Okay, there was one little problem … the final score!
I hope the two teams can meet again soon.
Of course, a lot of this goes back to the reception given to Virginia Tech fans by the Nebraska faithful when the Hokies traveled out to Lincoln, Neb., for the game last season. Numerous Tech fans commented about the friendliness of the Husker faithful. In fact, Wes Worsham, the man whom Worsham Field is named after and one of the Hokies’ biggest supporters, struck up a conversation with a Nebraska fan, and by the end of the evening, had invited him to attend this year’s game at Lane Stadium as a guest in his luxury suite.
But some of the credit must also go to the Hokies Respect campaign, an initiative launched by Tech AD Jim Weaver and his administrative staff in 2003 to promote sportsmanship and first-class fan conduct at sporting events. The marketing staff came up with a logo promoting the campaign, with the theme being for fans, players and coaches to respect the moment, the opponent, the game, the competition and themselves.
“We want to have our fans be the very best in the United States,” Tech AD Jim Weaver said at the time. “That also means being the best behaved and showing the most sportsmanship. We want to treat our guests, our opponents and the officials with utmost respect.”
Weaver and his staff, along with head coach Frank Beamer, promoted the campaign every chance they got. A former player or prominent university official speaks about sportsmanship before every home kickoff. Beamer himself worked with the ACC on a sportsmanship spot that runs at games, and Weaver himself constantly speaks about it.
“This is an opportunity for everyone to compete,” he said. “And when we talk about the 12th person concept, which is the fan as a collective group, we want everyone to compete and cheer and support the team. But we want them to do it with respect. We don’t want them to do anything that is derogatory toward the opponent.”
The response continues to be overwhelmingly positive. Following a Tech victory over Florida State in 2007, Bobby Bowden had this to say about the Tech faithful: “The crowd at Virginia Tech is exemplary of what you want crowds to be. That was the most sportsmanlike group I’ve been around in 30 years. I’ve never been into a visiting stadium where the crowd was nicer to us. I didn’t hear any boos. I didn't hear any catcalls. I didn’t hear any negative stuff. I did want to turn around and thank them all, but I couldn’t do that.”
Then there was an Ohio newspaper columnist whose daughter was in the band at Ohio University when that school made the trip to Blacksburg for a game in 2007. He wrote about the Hokie faithful in his newspaper following the game.
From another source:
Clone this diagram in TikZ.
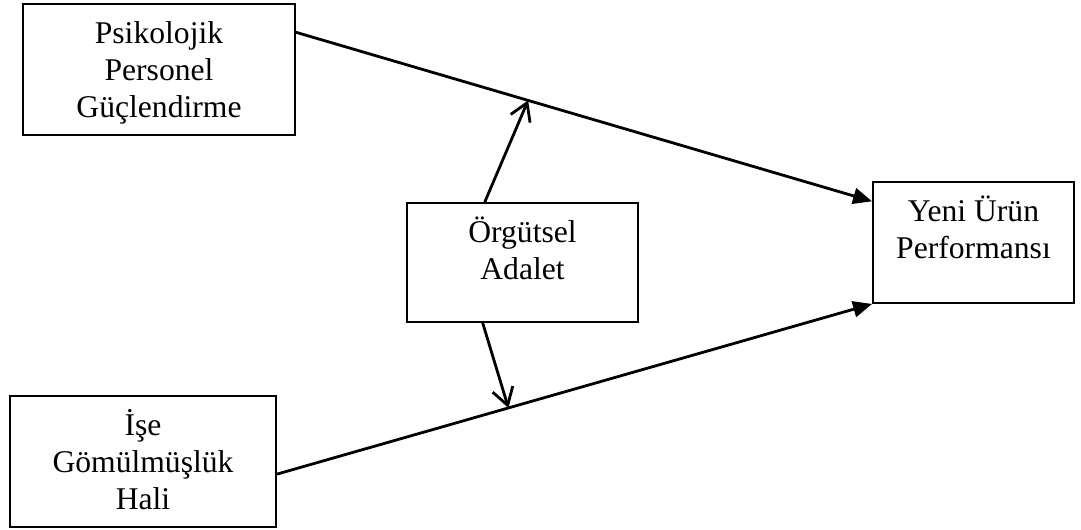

“After parking our car, we started for the football stadium,” the columnist wrote. “We were walking up some steps when we passed some students. One of the young men turned and said, ‘Welcome to Blacksburg.’ We responded with, ‘Thank you.’
“I had no idea that I was going to utter those words all day long. Here is a sampling of the comments we heard from total strangers who observed that we were wearing Ohio University shirts:
‘Welcome to Virginia Tech. We hope you enjoy your stay. We’re glad you came. Welcome to Blacksburg. Thanks for coming. Good luck to you.’ Over and over again, we heard these comments, and all we could do was shake our heads in amazement and say, ‘Thank you.’”
Comments like these only serve to reaffirm what the Hokies Respect campaign is all about – and why Weaver wants to continue it.
“We want to be the model for good sportsmanship and we’re committed to that,” he said. “I want to thank our fans for being committed to it. I’m not naïve enough to think that all 66,000 are on their best behavior every Saturday afternoon, but I think an overwhelming majority of them share our goals.
“I think we’re all proving something here. We can be respectful as fans and still make our stadium a pretty tough place to play. I think Nebraska’s team and fans would attest to that.”
Weaver acknowledges there is still work to be done. Fan behavior and sportsmanship will always be a point of emphasis as long as he remains the AD.
But there’s also a time to say ‘thank you’ to the Hokie Nation. Following Saturday’s victory over Nebraska, there never seemed like a more perfect moment.